§ Exercise description: Copy the data below exactly, omitting any picture it contains.

§ Supplied data:
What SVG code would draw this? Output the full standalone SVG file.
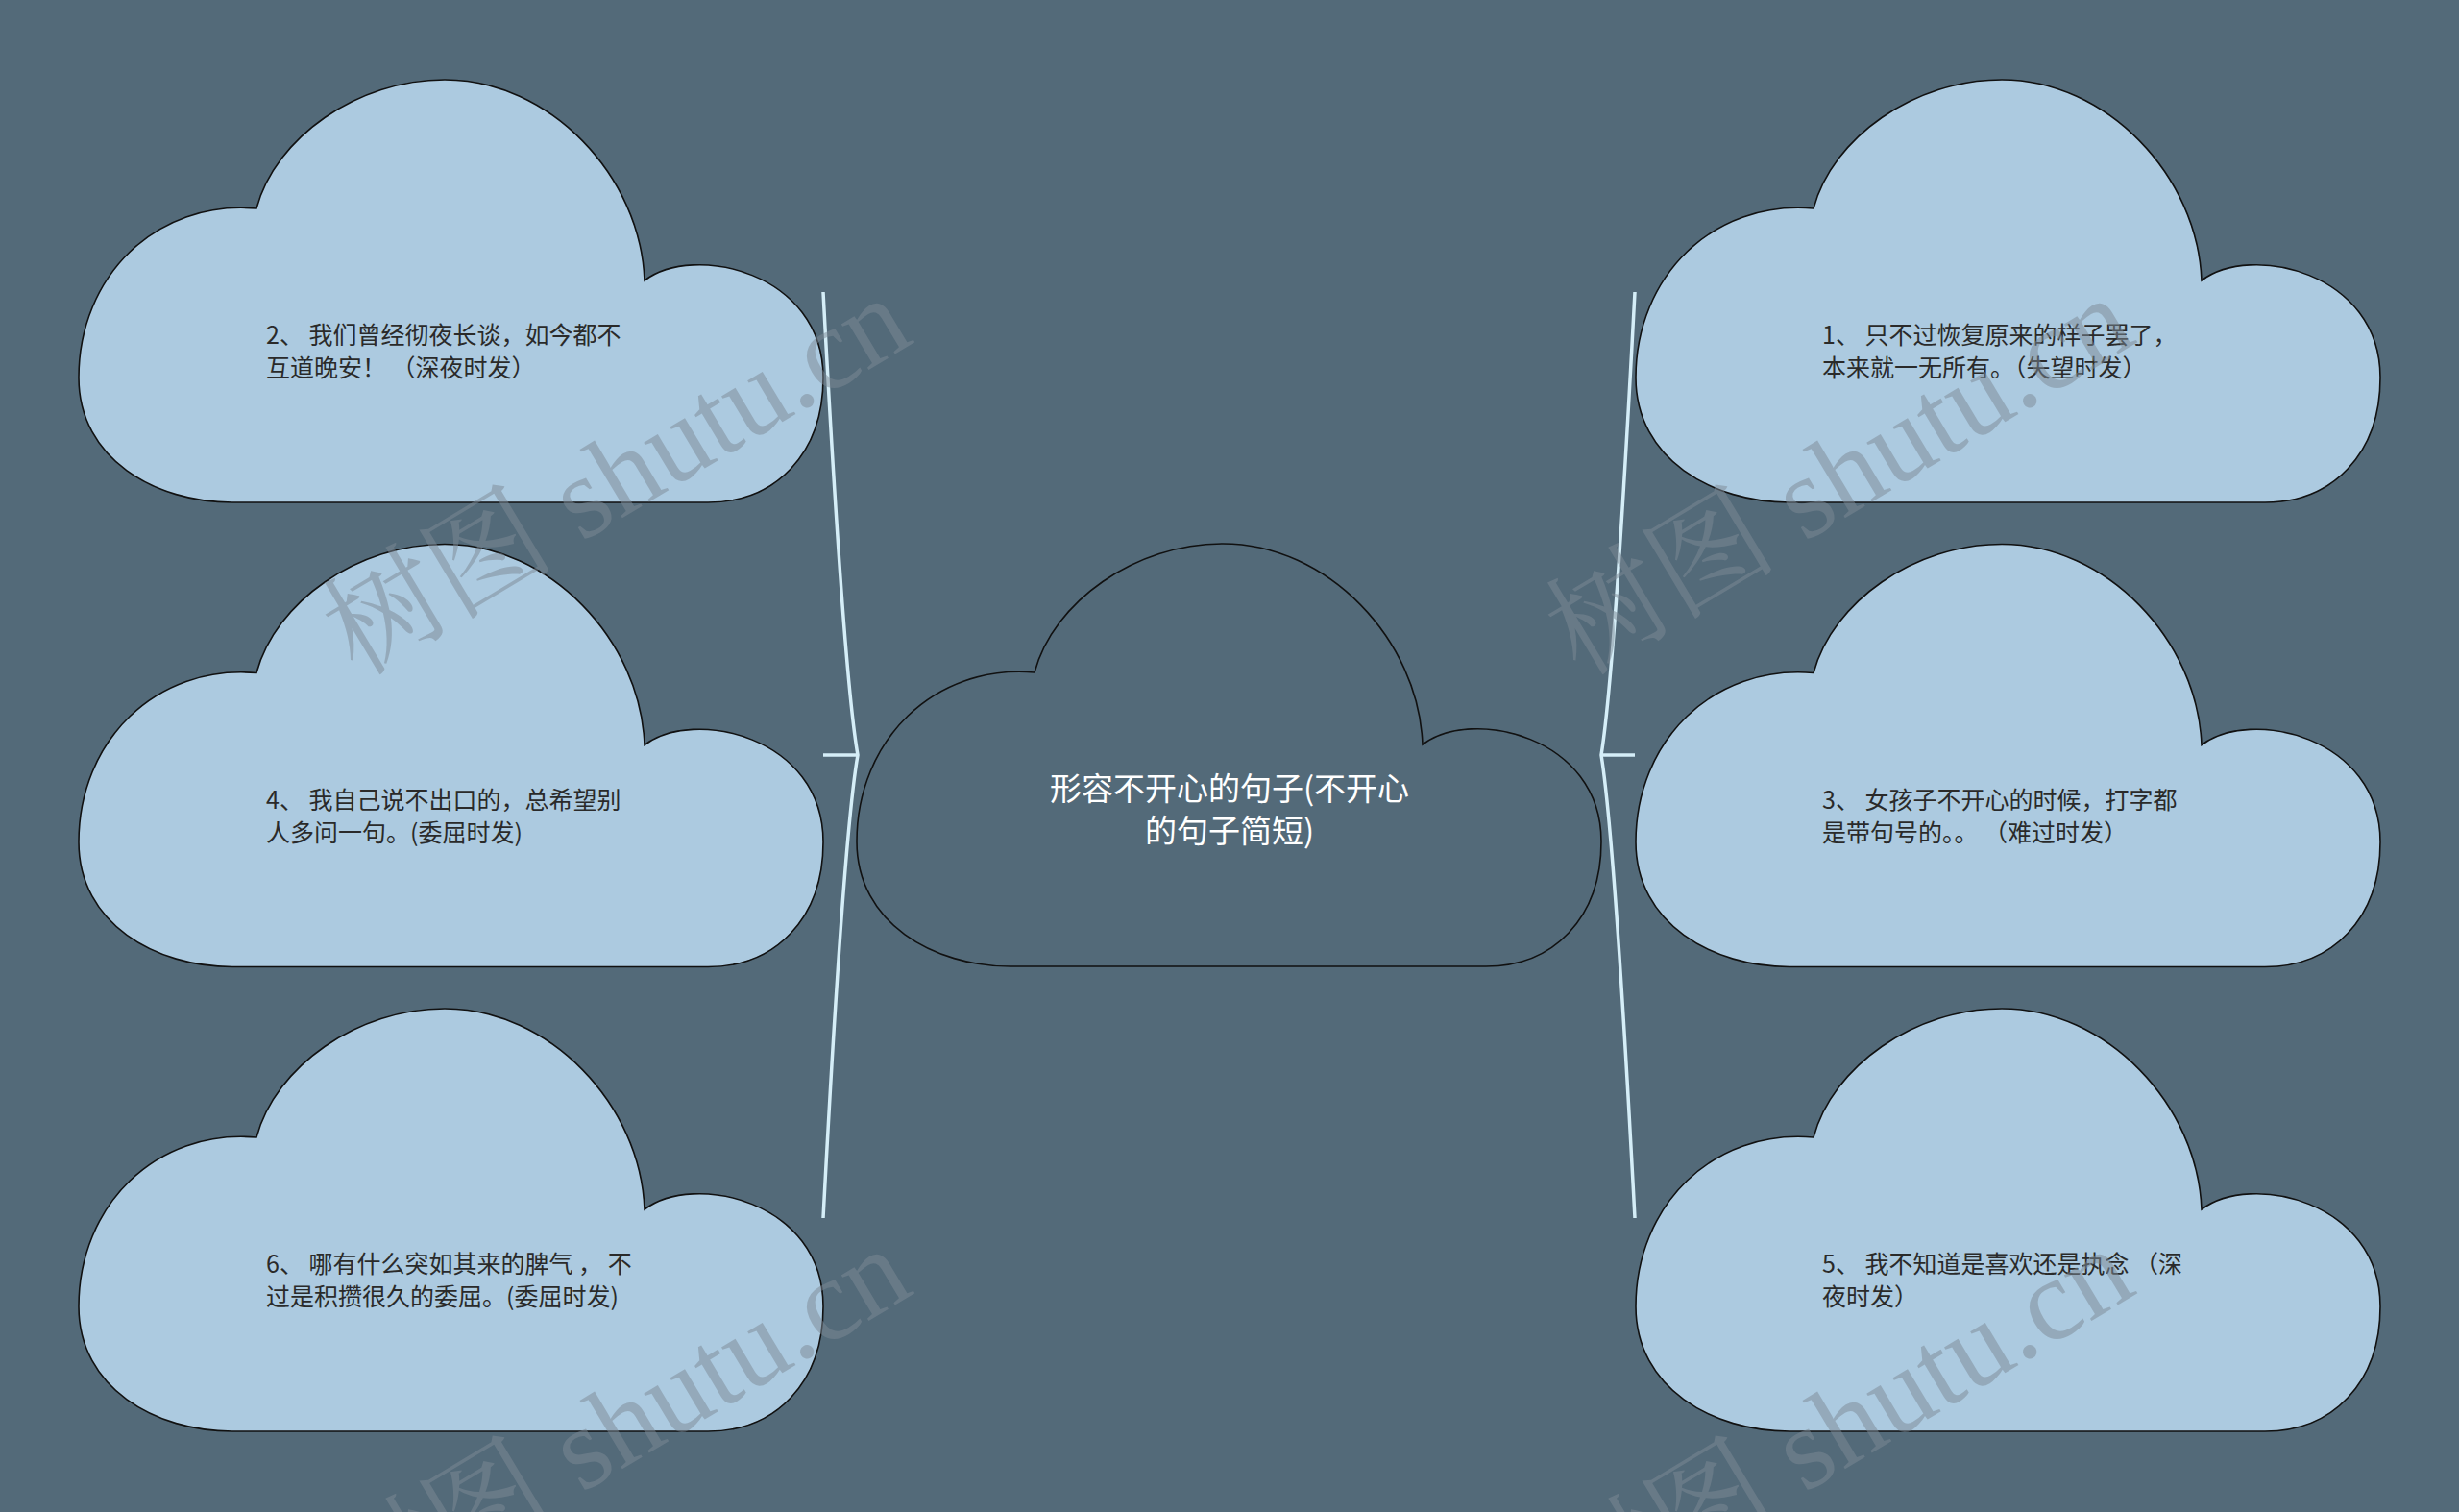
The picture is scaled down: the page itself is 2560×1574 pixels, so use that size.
<svg xmlns="http://www.w3.org/2000/svg" xmlns:xlink="http://www.w3.org/1999/xlink" width="2560" height="1574" viewBox="0 0 2560 1574">
<style>
.cloud{fill:#accae0;stroke:#111;stroke-width:1.6}
.cloud-main{fill:#536a79;stroke:#111;stroke-width:1.6}
.t{font-family:"Noto Sans CJK SC","Noto Sans",sans-serif;font-size:25px;fill:#2a2a2a}
.tm{font-family:"Noto Sans CJK SC","Noto Sans",sans-serif;font-size:33px;fill:#ffffff;text-anchor:middle}
.br{fill:none;stroke:#d5eef8;stroke-width:3.5;stroke-linejoin:miter}
.wm{font-family:"Liberation Serif","Noto Serif CJK SC","Noto Sans CJK SC",serif;font-size:121px;fill:#7d8a96;opacity:0.5}
</style>
<defs>
<path id="cloud" d="M185,134 C205,60 290,0 381,0 C490,0 585,100 589,209 C640,170 775,200 775,310 C775,390 725,440 655,440 L160,440 C80,440 0,395 0,310 C0,205 80,125 185,134 Z"/>
</defs>
<rect width="2560" height="1574" fill="#536a79"/>

<g id="connectors">
<path class="br" d="M857,304 Q878,700 893,786 Q878,872 857,1268"/>
<path class="br" d="M857,786 L893,786"/>
<path class="br" d="M1702,304 Q1681,700 1667,786 Q1681,872 1702,1268"/>
<path class="br" d="M1667,786 L1702,786"/>
</g>

<g id="node-center" transform="translate(892,566)">
<use xlink:href="#cloud" class="cloud-main"/>
<text class="tm" x="388" y="267">形容不开心的句子(不开心</text>
<text class="tm" x="388" y="311">的句子简短)</text>
</g>

<g id="node-2" transform="translate(82,83)">
<use xlink:href="#cloud" class="cloud"/>
<text class="t" x="195" y="275">2、 我们曾经彻夜长谈，如今都不</text>
<text class="t" x="195" y="309">互道晚安！ （深夜时发）</text>
</g>

<g id="node-4" transform="translate(82,566.5)">
<use xlink:href="#cloud" class="cloud"/>
<text class="t" x="195" y="275">4、 我自己说不出口的，总希望别</text>
<text class="t" x="195" y="309">人多问一句。(委屈时发)</text>
</g>

<g id="node-6" transform="translate(82,1050)">
<use xlink:href="#cloud" class="cloud"/>
<text class="t" x="195" y="275">6、 哪有什么突如其来的脾气 ， 不</text>
<text class="t" x="195" y="309">过是积攒很久的委屈。(委屈时发)</text>
</g>

<g id="node-1" transform="translate(1703,83)">
<use xlink:href="#cloud" class="cloud"/>
<text class="t" x="194" y="275">1、 只不过恢复原来的样子罢了，</text>
<text class="t" x="194" y="309">本来就一无所有。（失望时发）</text>
</g>

<g id="node-3" transform="translate(1703,566.5)">
<use xlink:href="#cloud" class="cloud"/>
<text class="t" x="194" y="275">3、 女孩子不开心的时候，打字都</text>
<text class="t" x="194" y="309">是带句号的。。 （难过时发）</text>
</g>

<g id="node-5" transform="translate(1703,1050)">
<use xlink:href="#cloud" class="cloud"/>
<text class="t" x="194" y="275">5、 我不知道是喜欢还是执念 （深</text>
<text class="t" x="194" y="309">夜时发）</text>
</g>

<g id="watermark">
<text class="wm" transform="translate(372,705) rotate(-31)">树图 shutu.cn</text>
<text class="wm" transform="translate(1645,705) rotate(-31)">树图 shutu.cn</text>
<text class="wm" transform="translate(372,1695) rotate(-31)">树图 shutu.cn</text>
<text class="wm" transform="translate(1645,1695) rotate(-31)">树图 shutu.cn</text>
</g>
</svg>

§ Complete response:
What SVG code would draw this? Output the full standalone SVG file.
The picture is scaled down: the page itself is 2560×1574 pixels, so use that size.
<svg xmlns="http://www.w3.org/2000/svg" xmlns:xlink="http://www.w3.org/1999/xlink" width="2560" height="1574" viewBox="0 0 2560 1574">
<style>
.cloud{fill:#accae0;stroke:#111;stroke-width:1.6}
.cloud-main{fill:#536a79;stroke:#111;stroke-width:1.6}
.t{font-family:"Noto Sans CJK SC","Noto Sans",sans-serif;font-size:25px;fill:#2a2a2a}
.tm{font-family:"Noto Sans CJK SC","Noto Sans",sans-serif;font-size:33px;fill:#ffffff;text-anchor:middle}
.br{fill:none;stroke:#d5eef8;stroke-width:3.5;stroke-linejoin:miter}
.wm{font-family:"Liberation Serif","Noto Serif CJK SC","Noto Sans CJK SC",serif;font-size:121px;fill:#7d8a96;opacity:0.5}
</style>
<defs>
<path id="cloud" d="M185,134 C205,60 290,0 381,0 C490,0 585,100 589,209 C640,170 775,200 775,310 C775,390 725,440 655,440 L160,440 C80,440 0,395 0,310 C0,205 80,125 185,134 Z"/>
</defs>
<rect width="2560" height="1574" fill="#536a79"/>

<g id="connectors">
<path class="br" d="M857,304 Q878,700 893,786 Q878,872 857,1268"/>
<path class="br" d="M857,786 L893,786"/>
<path class="br" d="M1702,304 Q1681,700 1667,786 Q1681,872 1702,1268"/>
<path class="br" d="M1667,786 L1702,786"/>
</g>

<g id="node-center" transform="translate(892,566)">
<use xlink:href="#cloud" class="cloud-main"/>
<text class="tm" x="388" y="267">形容不开心的句子(不开心</text>
<text class="tm" x="388" y="311">的句子简短)</text>
</g>

<g id="node-2" transform="translate(82,83)">
<use xlink:href="#cloud" class="cloud"/>
<text class="t" x="195" y="275">2、 我们曾经彻夜长谈，如今都不</text>
<text class="t" x="195" y="309">互道晚安！ （深夜时发）</text>
</g>

<g id="node-4" transform="translate(82,566.5)">
<use xlink:href="#cloud" class="cloud"/>
<text class="t" x="195" y="275">4、 我自己说不出口的，总希望别</text>
<text class="t" x="195" y="309">人多问一句。(委屈时发)</text>
</g>

<g id="node-6" transform="translate(82,1050)">
<use xlink:href="#cloud" class="cloud"/>
<text class="t" x="195" y="275">6、 哪有什么突如其来的脾气 ， 不</text>
<text class="t" x="195" y="309">过是积攒很久的委屈。(委屈时发)</text>
</g>

<g id="node-1" transform="translate(1703,83)">
<use xlink:href="#cloud" class="cloud"/>
<text class="t" x="194" y="275">1、 只不过恢复原来的样子罢了，</text>
<text class="t" x="194" y="309">本来就一无所有。（失望时发）</text>
</g>

<g id="node-3" transform="translate(1703,566.5)">
<use xlink:href="#cloud" class="cloud"/>
<text class="t" x="194" y="275">3、 女孩子不开心的时候，打字都</text>
<text class="t" x="194" y="309">是带句号的。。 （难过时发）</text>
</g>

<g id="node-5" transform="translate(1703,1050)">
<use xlink:href="#cloud" class="cloud"/>
<text class="t" x="194" y="275">5、 我不知道是喜欢还是执念 （深</text>
<text class="t" x="194" y="309">夜时发）</text>
</g>

<g id="watermark">
<text class="wm" transform="translate(372,705) rotate(-31)">树图 shutu.cn</text>
<text class="wm" transform="translate(1645,705) rotate(-31)">树图 shutu.cn</text>
<text class="wm" transform="translate(372,1695) rotate(-31)">树图 shutu.cn</text>
<text class="wm" transform="translate(1645,1695) rotate(-31)">树图 shutu.cn</text>
</g>
</svg>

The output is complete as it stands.